I'm aware of alternative constructs with arrayfun or a "classical" for-loop with nested if-elseif-construct, but these workarounds are not efficient.
Any help is much appreciated, thank you!

Accepted Answer

Torsten
Torsten on 31 Jan 2023
Moved: Torsten on 31 Jan 2023
If your right-hand side contains expressions with x, you must replace x by x(idx1) resp. x(idx2).
  2 Comments
Christian B
Christian B on 31 Jan 2023
Thanks for the answer. I should have specified the code in the question. I know about the indexing, as for example in
function result = myfunc(x)
result = zeros(size(x));
idx1 = x==2;
idx2 = x>2;
result(idx1) = sin(x(idx1));
result(idx2) = cos(x(idx2));
end
Due to the Matlab Profiler, each line is always executed. So my misunderstanding was that (here) also sin and cos on the right hand sides are evaluated for the entire input vector x and the false indices are just dropped. However, some further checks showed me that the right hand sides are only evaluated for the respective indices, which is the behaviour I was asking for.
Thanks!
Walter Roberson
Walter Roberson on 31 Jan 2023
For future reference:
There are situations in which the cost of extracting a subset of data, computing with it, and expanding the results back into the appropriate locations, can exceed the savings of not performing the operation on the entire matrix.

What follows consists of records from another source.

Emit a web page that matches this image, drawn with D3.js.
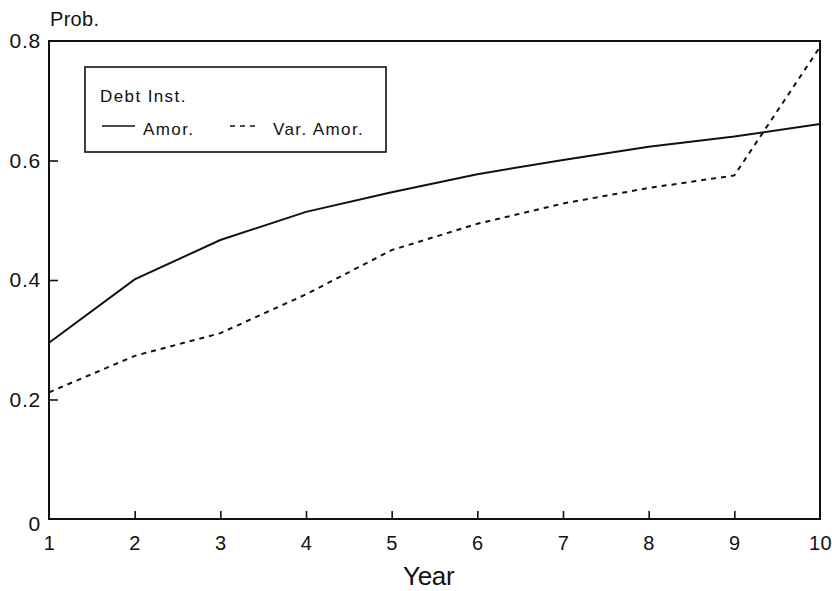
<!DOCTYPE html>
<html>
<head>
<meta charset="utf-8">
<script src="https://cdn.jsdelivr.net/npm/d3@7"></script>
<style>
  html, body { margin: 0; padding: 0; background: #fff; }
  svg { display: block; }
  text { font-family: "Liberation Sans", Arial, sans-serif; fill: #111; }
</style>
</head>
<body>
<svg id="chart" width="832" height="591"></svg>
<script>
const years = [1, 2, 3, 4, 5, 6, 7, 8, 9, 10];
const amor = [0.295, 0.401, 0.467, 0.514, 0.547, 0.577, 0.601, 0.623, 0.640, 0.661];
const varAmor = [0.212, 0.273, 0.311, 0.376, 0.450, 0.494, 0.528, 0.554, 0.575, 0.790];
const yTicks = [0, 0.2, 0.4, 0.6, 0.8];
const yTickLabels = ["0", "0.2", "0.4", "0.6", "0.8"];
const seriesNames = ["Amor.", "Var. Amor."];
const legendTitle = "Debt Inst.";
const xTitle = "Year";
const yTitle = "Prob.";

(function () {
const svg = d3.select("#chart");
const mLeft = 49, mRight = 820, mTop = 41, mBottom = 519;

const x = d3.scaleLinear().domain([1, 10]).range([mLeft, mRight]);
const y = d3.scaleLinear().domain([0, 0.8]).range([mBottom, mTop]);

// frame
svg.append("rect")
  .attr("x", mLeft).attr("y", mTop)
  .attr("width", mRight - mLeft).attr("height", mBottom - mTop)
  .attr("fill", "none").attr("stroke", "#111").attr("stroke-width", 2);

// x axis
const xAxis = svg.append("g")
  .attr("transform", `translate(0,${mBottom})`)
  .call(d3.axisBottom(x).tickValues(years).tickFormat(d3.format("d"))
    .tickSizeInner(-8).tickSizeOuter(0).tickPadding(17));
xAxis.select(".domain").remove();
xAxis.selectAll(".tick line").attr("stroke", "#111").attr("stroke-width", 1.6)
  .filter(d => d === 1 || d === 10).remove();
xAxis.selectAll(".tick text").attr("font-size", 20).attr("font-family", "Liberation Sans, Arial, sans-serif")
  .attr("letter-spacing", 0.5).attr("fill", "#111");

// y axis
const yAxis = svg.append("g")
  .attr("transform", `translate(${mLeft},0)`)
  .call(d3.axisLeft(y).tickValues(yTicks).tickFormat((d, i) => yTickLabels[i])
    .tickSizeInner(-9).tickSizeOuter(0).tickPadding(8));
yAxis.select(".domain").remove();
yAxis.selectAll(".tick line").attr("stroke", "#111").attr("stroke-width", 1.6)
  .filter(d => d === 0 || d === 0.8).remove();
yAxis.selectAll(".tick text").attr("font-size", 21).attr("font-family", "Liberation Sans, Arial, sans-serif")
  .attr("letter-spacing", 0.8).attr("fill", "#111");
yAxis.selectAll(".tick text").filter(d => d === 0).attr("dy", "0.55em");

// titles
svg.append("text").attr("x", 50).attr("y", 26).attr("font-size", 20)
  .attr("letter-spacing", 0.3).text(yTitle);
svg.append("text").attr("x", 403).attr("y", 585).attr("font-size", 26)
  .attr("letter-spacing", -0.3).text(xTitle);

// lines
const line = d3.line().x((d, i) => x(years[i])).y(d => y(d));
svg.append("path").datum(amor).attr("d", line)
  .attr("fill", "none").attr("stroke", "#111").attr("stroke-width", 2);
svg.append("path").datum(varAmor).attr("d", line)
  .attr("fill", "none").attr("stroke", "#111").attr("stroke-width", 2)
  .attr("stroke-dasharray", "5,5");

// legend
const lg = svg.append("g");
lg.append("rect").attr("x", 85).attr("y", 67).attr("width", 301).attr("height", 85)
  .attr("fill", "#fff").attr("stroke", "#111").attr("stroke-width", 1.6);
lg.append("text").attr("x", 100).attr("y", 102).attr("font-size", 17)
  .attr("letter-spacing", 1.4).text(legendTitle);
lg.append("line").attr("x1", 102).attr("x2", 135).attr("y1", 126).attr("y2", 126)
  .attr("stroke", "#111").attr("stroke-width", 1.6);
lg.append("text").attr("x", 143).attr("y", 135).attr("font-size", 17)
  .attr("letter-spacing", 1.4).text(seriesNames[0]);
lg.append("line").attr("x1", 230).attr("x2", 256).attr("y1", 126).attr("y2", 126)
  .attr("stroke", "#111").attr("stroke-width", 1.6).attr("stroke-dasharray", "5,5");
lg.append("text").attr("x", 273).attr("y", 135).attr("font-size", 17)
  .attr("letter-spacing", 1.4).text(seriesNames[1]);
})();
</script>
</body>
</html>
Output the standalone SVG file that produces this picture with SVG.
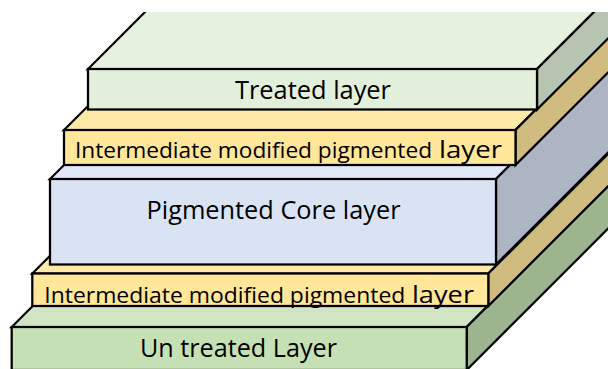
<svg xmlns="http://www.w3.org/2000/svg" width="608" height="369" viewBox="0 0 608 369">
<defs>
<clipPath id="clip"><rect x="0" y="12" width="608" height="357"/></clipPath>
<style>
.e{stroke:#000;stroke-width:2.25;stroke-linejoin:miter}
.t{font-family:"Open Sans","Liberation Sans",sans-serif;fill:#000}
.gT{fill:#e6f1df}.gF{fill:#e2efda}.gS{fill:#b7c4af}
.yT{fill:#ffe9a8}.yF{fill:#ffe699}.yS{fill:#cfbb7e}
.bT{fill:#e1e8f5}.bF{fill:#dae3f3}.bS{fill:#adb4c4}
.uT{fill:#d1e5c5}.uF{fill:#c5e0b4}.uS{fill:#9db58e}
</style>
</defs>
<rect width="608" height="369" fill="#fff"/>
<g clip-path="url(#clip)">
<g id="untreated-layer">
<polygon class="e uT" points="11.7,327 466.7,327 786.7,7 331.7,7"/>
<polygon class="e uS" points="466.7,327 466.7,370 786.7,50 786.7,7"/>
<rect class="e uF" x="11.7" y="327" width="455" height="43"/>
<text class="t" x="238.5" y="357" font-size="25" text-anchor="middle" textLength="197" lengthAdjust="spacingAndGlyphs">Un treated Layer</text>
</g>
<g id="intermediate-bottom">
<polygon class="e yT" points="32.3,273.5 488.3,273.5 808.3,-46.5 352.3,-46.5"/>
<polygon class="e yS" points="488.3,273.5 488.3,306 808.3,-14 808.3,-46.5"/>
<rect class="e yF" x="32.3" y="273.5" width="456" height="32.5"/>
<text class="t" x="44.3" y="303" font-size="22" textLength="361" lengthAdjust="spacingAndGlyphs">Intermediate modified pigmented</text>
<text class="t" x="412" y="303" font-size="24" textLength="62" lengthAdjust="spacingAndGlyphs">layer</text>
</g>
<g id="pigmented-core">
<polygon class="e bT" points="50,179 496,179 816,-141 370,-141"/>
<polygon class="e bS" points="496,179 496,264.5 816,-55.5 816,-141"/>
<rect class="e bF" x="50" y="179" width="446" height="85.5"/>
<text class="t" x="273.5" y="219" font-size="25" text-anchor="middle" textLength="254" lengthAdjust="spacingAndGlyphs">Pigmented Core layer</text>
</g>
<g id="intermediate-top">
<polygon class="e yT" points="64,130 515.5,130 835.5,-190 384,-190"/>
<polygon class="e yS" points="515.5,130 515.5,165 835.5,-155 835.5,-190"/>
<rect class="e yF" x="64" y="130" width="451.5" height="35"/>
<text class="t" x="75" y="158" font-size="22" textLength="357" lengthAdjust="spacingAndGlyphs">Intermediate modified pigmented</text>
<text class="t" x="439" y="158" font-size="24" textLength="63" lengthAdjust="spacingAndGlyphs">layer</text>
</g>
<g id="treated-layer">
<polygon class="e gT" points="88,69 537,69 857,-251 408,-251"/>
<polygon class="e gS" points="537,69 537,109.5 857,-210.5 857,-251"/>
<rect class="e gF" x="88" y="69" width="449" height="40.5"/>
<text class="t" x="313" y="99" font-size="25" text-anchor="middle" textLength="156" lengthAdjust="spacingAndGlyphs">Treated layer</text>
</g>
</g>
<g id="connectors"/>
</svg>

sin() is implemented using hardware instructions. Those are potentially slower than a conditional memory move, but since the conditional move is going to need to be a loop at some level (you cannot know the relative offset without having evaluated all previous tests), sometimes it can be faster to just do the instruction and ignore or overwrite the results later. sin applied over a block of consecutive locations and be unrolled into several SIN hardware instructions in a row.